Political reform group Unlock Democracy has published new research which reveals that dozens of members of the House of Lords claimed tens of thousands of pounds tax free in 2011 despite only voting on a handful of occasions. One peer, the Earl of Rosslyn, claimed over £15,000 despite not voting at all or sitting on any parliamentary committees
Three of the biggest claimants are peers who have been embroiled in lobbying and expenses scandals. Lord Paul was suspended from the Lords for 4 months in October 2010 for abuse of expenses, claimed attendance allowance for 114 days yet has only voted 4 times.
Lord Truscott, who was suspended for six months in May 2009 for breaking parliamentary rules on lobbying, voted 19 times and claimed attendance allowance for 147 days. Lord Hanningfield, who was jailed for 9 months in July 2011 for offences under the Theft Act, claimed attendance allowance for 22 days and did not vote at all.

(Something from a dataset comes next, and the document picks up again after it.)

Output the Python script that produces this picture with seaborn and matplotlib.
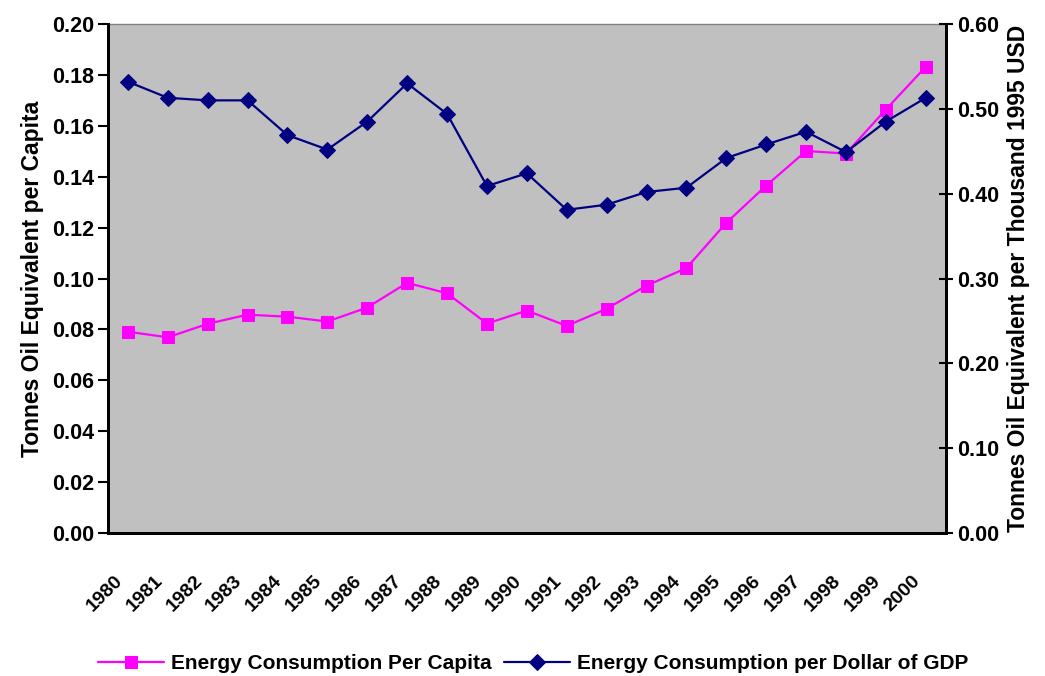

The data was derived by cross-referencing the House of Lords’ register of allowances and expenses claims with each peer’s voting record. During 2011, the average peer voted in 67 out of a total of 131 divisions.
In total 30 peers claimed over £20,000 in expenses despite voting in fewer than 1-in-4 divisions (32 or less) in 2011. A further 75 peers did not vote at all during that period (9 of whom died at some stage in 2011/2012).
The daily attendance allowance is intended for peers to claim when they are on parliamentary business. Peers can claim £300 or a lower rate of £150 per day tax free. Most of the claimants with little or no voting record do not sit on any parliamentary committees.
Commenting on the findings of this research, Director of Unlock Democracy Peter Facey declared: “Three years on from the expenses scandal, it is shocking that the House of Lords continues to do nothing about the ‘money for nothing’ culture which pervades it. Far too many peers continue to claim tens of thousands of pounds in allowances tax free with next to nothing to show for it."
Mr Facey continued: “We have a choice between a smaller, democratically elected second chamber or to continue with an endlessly growing chamber, appointed by party leaders filled with members with a sense of entitlement who are under no requirement to play any role in the legislative process at all. You can’t put a price on democracy but the price of patronage is clearly too high.”